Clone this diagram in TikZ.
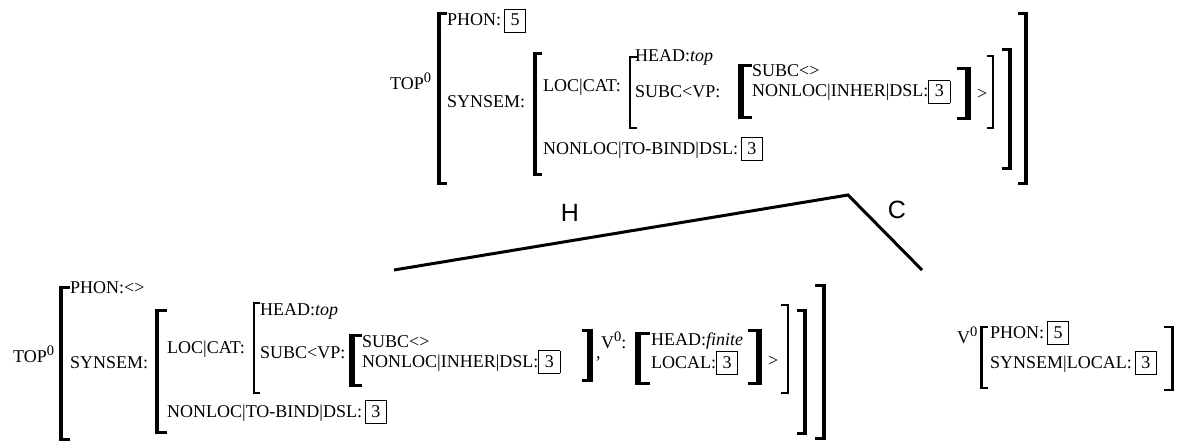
\documentclass[tikz,border=0pt]{standalone}
\usepackage{fontspec}
\setmainfont{Liberation Serif}
\newfontfamily\lblfont{Liberation Sans}
\newcommand\tg[1]{{\setlength\fboxsep{0pt}\setlength\fboxrule{0.7pt}\fbox{\makebox[20.5pt]{\rule[-6pt]{0pt}{22pt}#1}}}}
\newcommand\supz{\raisebox{7pt}{\fontsize{14.5}{14.5}\selectfont 0}}
% x, ytop, ybot, serif end x, vertical width, serif width
\newcommand\brk[6]{%
  \draw[line width=#5pt] (#1,{#2-#6/2}) -- (#1,{#3+#6/2});
  \draw[line width=#6pt] (#1,#2) -- (#4,#2) (#1,#3) -- (#4,#3);}
\begin{document}
\begin{tikzpicture}[x=1pt,y=-1pt,
  t/.style={anchor=base west,inner sep=0pt,font=\fontsize{18}{20}\selectfont},
  lbl/.style={inner sep=0pt,font=\lblfont\fontsize{25}{25}\selectfont},
  edge/.style={line width=3pt,line join=miter}]
\useasboundingbox (0,0) rectangle (1180,441);
% ---------- top AVM ----------
\node[t] (tTop) at (390,90) {TOP\supz};
\node[t] (tPhon) at (447,26) {PHON:\hspace{3pt}\tg{5}};
\node[t] (tSyn) at (447,108) {SYNSEM:};
\node[t] (tLoc) at (543,92) {LOC|CAT:};
\node[t] (tHead) at (635,62) {HEAD:\textit{top}};
\node[t] (tSubcVP) at (635,98) {SUBC<VP:};
\node[t] (tSubc) at (752,77) {SUBC<>};
\node[t] (tInher) at (752,97) {NONLOC|INHER|DSL:\tg{3}};
\node[t] (tGt) at (977,100) {>};
\node[t] (tBind) at (543,154) {NONLOC|TO-BIND|DSL:\hspace{3pt}\tg{3}};
\brk{439}{14}{183}{447}{4}{3}
\brk{534.5}{54}{174}{542}{4}{3}
\brk{630}{57}{128}{637}{2.5}{2}
\brk{741}{66}{118}{752}{6}{3}
\brk{968}{69}{119}{957}{6}{3}
\brk{993}{56}{128}{987}{2.5}{2}
\brk{1010}{50}{168}{1002}{4}{3}
\brk{1026}{14}{183}{1018}{4.5}{3}
% ---------- tree ----------
\coordinate (apex) at (848,195);
\coordinate (hend) at (394,270);
\coordinate (cend) at (922,270);
\draw[edge] (hend) -- (apex) -- (cend);
\node[lbl] (H) at (570,213) {H};
\node[lbl] (C) at (897,210) {C};
% ---------- bottom AVM ----------
\node[t] (bTop) at (13,362) {TOP\supz};
\node[t] (bPhon) at (70,293) {PHON:<>};
\node[t] (bSyn) at (70,368) {SYNSEM:};
\node[t] (bLoc) at (167,353) {LOC|CAT:};
\node[t] (bHead) at (260,315) {HEAD:\textit{top}};
\node[t] (bSubcVP) at (260,358) {SUBC<VP:};
\node[t] (bSubc) at (362,347) {SUBC<>};
\node[t] (bInher) at (362,367) {NONLOC|INHER|DSL:\tg{3}};
\node[t] (bComma) at (596,358) {,};
\node[t] (bV) at (601,348) {V\supz:};
\node[t] (bHeadF) at (651,345) {HEAD:\textit{finite}};
\node[t] (bLocal) at (651,368) {LOCAL:\tg{3}};
\node[t] (bGt) at (768,366) {>};
\node[t] (bBind) at (167,417) {NONLOC|TO-BIND|DSL:\hspace{3pt}\tg{3}};
\brk{61}{287}{439}{70}{4}{3}
\brk{156.5}{310}{432}{167}{4}{3}
\brk{254}{303}{393}{260}{2.5}{2}
\brk{352}{335}{385}{362}{6}{3}
\brk{590}{330}{380}{582}{6}{3}
\brk{638}{333}{383}{650}{6}{3}
\brk{759}{330}{383}{748}{6}{3}
\brk{788}{305}{393}{781}{2.5}{2}
\brk{805}{310}{433}{797}{4}{3}
\brk{824}{285}{438}{815}{4.5}{3}
% ---------- V0 AVM ----------
\node[t] (vV) at (957,343) {V\supz};
\node[t] (vPhon) at (990,338) {PHON:\hspace{3pt}\tg{5}};
\node[t] (vSyn) at (990,368) {SYNSEM|LOCAL:\hspace{3pt}\tg{3}};
\brk{981}{327}{388}{988}{3}{2}
\brk{1172}{327}{390}{1164}{3}{2}
\end{tikzpicture}
\end{document}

[Task description] Copy the listing in full and without alteration, omitting every picture.

[Task result]
Clone this diagram in TikZ.
\documentclass[tikz,border=0pt]{standalone}
\usepackage{fontspec}
\setmainfont{Liberation Serif}
\newfontfamily\lblfont{Liberation Sans}
\newcommand\tg[1]{{\setlength\fboxsep{0pt}\setlength\fboxrule{0.7pt}\fbox{\makebox[20.5pt]{\rule[-6pt]{0pt}{22pt}#1}}}}
\newcommand\supz{\raisebox{7pt}{\fontsize{14.5}{14.5}\selectfont 0}}
% x, ytop, ybot, serif end x, vertical width, serif width
\newcommand\brk[6]{%
  \draw[line width=#5pt] (#1,{#2-#6/2}) -- (#1,{#3+#6/2});
  \draw[line width=#6pt] (#1,#2) -- (#4,#2) (#1,#3) -- (#4,#3);}
\begin{document}
\begin{tikzpicture}[x=1pt,y=-1pt,
  t/.style={anchor=base west,inner sep=0pt,font=\fontsize{18}{20}\selectfont},
  lbl/.style={inner sep=0pt,font=\lblfont\fontsize{25}{25}\selectfont},
  edge/.style={line width=3pt,line join=miter}]
\useasboundingbox (0,0) rectangle (1180,441);
% ---------- top AVM ----------
\node[t] (tTop) at (390,90) {TOP\supz};
\node[t] (tPhon) at (447,26) {PHON:\hspace{3pt}\tg{5}};
\node[t] (tSyn) at (447,108) {SYNSEM:};
\node[t] (tLoc) at (543,92) {LOC|CAT:};
\node[t] (tHead) at (635,62) {HEAD:\textit{top}};
\node[t] (tSubcVP) at (635,98) {SUBC<VP:};
\node[t] (tSubc) at (752,77) {SUBC<>};
\node[t] (tInher) at (752,97) {NONLOC|INHER|DSL:\tg{3}};
\node[t] (tGt) at (977,100) {>};
\node[t] (tBind) at (543,154) {NONLOC|TO-BIND|DSL:\hspace{3pt}\tg{3}};
\brk{439}{14}{183}{447}{4}{3}
\brk{534.5}{54}{174}{542}{4}{3}
\brk{630}{57}{128}{637}{2.5}{2}
\brk{741}{66}{118}{752}{6}{3}
\brk{968}{69}{119}{957}{6}{3}
\brk{993}{56}{128}{987}{2.5}{2}
\brk{1010}{50}{168}{1002}{4}{3}
\brk{1026}{14}{183}{1018}{4.5}{3}
% ---------- tree ----------
\coordinate (apex) at (848,195);
\coordinate (hend) at (394,270);
\coordinate (cend) at (922,270);
\draw[edge] (hend) -- (apex) -- (cend);
\node[lbl] (H) at (570,213) {H};
\node[lbl] (C) at (897,210) {C};
% ---------- bottom AVM ----------
\node[t] (bTop) at (13,362) {TOP\supz};
\node[t] (bPhon) at (70,293) {PHON:<>};
\node[t] (bSyn) at (70,368) {SYNSEM:};
\node[t] (bLoc) at (167,353) {LOC|CAT:};
\node[t] (bHead) at (260,315) {HEAD:\textit{top}};
\node[t] (bSubcVP) at (260,358) {SUBC<VP:};
\node[t] (bSubc) at (362,347) {SUBC<>};
\node[t] (bInher) at (362,367) {NONLOC|INHER|DSL:\tg{3}};
\node[t] (bComma) at (596,358) {,};
\node[t] (bV) at (601,348) {V\supz:};
\node[t] (bHeadF) at (651,345) {HEAD:\textit{finite}};
\node[t] (bLocal) at (651,368) {LOCAL:\tg{3}};
\node[t] (bGt) at (768,366) {>};
\node[t] (bBind) at (167,417) {NONLOC|TO-BIND|DSL:\hspace{3pt}\tg{3}};
\brk{61}{287}{439}{70}{4}{3}
\brk{156.5}{310}{432}{167}{4}{3}
\brk{254}{303}{393}{260}{2.5}{2}
\brk{352}{335}{385}{362}{6}{3}
\brk{590}{330}{380}{582}{6}{3}
\brk{638}{333}{383}{650}{6}{3}
\brk{759}{330}{383}{748}{6}{3}
\brk{788}{305}{393}{781}{2.5}{2}
\brk{805}{310}{433}{797}{4}{3}
\brk{824}{285}{438}{815}{4.5}{3}
% ---------- V0 AVM ----------
\node[t] (vV) at (957,343) {V\supz};
\node[t] (vPhon) at (990,338) {PHON:\hspace{3pt}\tg{5}};
\node[t] (vSyn) at (990,368) {SYNSEM|LOCAL:\hspace{3pt}\tg{3}};
\brk{981}{327}{388}{988}{3}{2}
\brk{1172}{327}{390}{1164}{3}{2}
\end{tikzpicture}
\end{document}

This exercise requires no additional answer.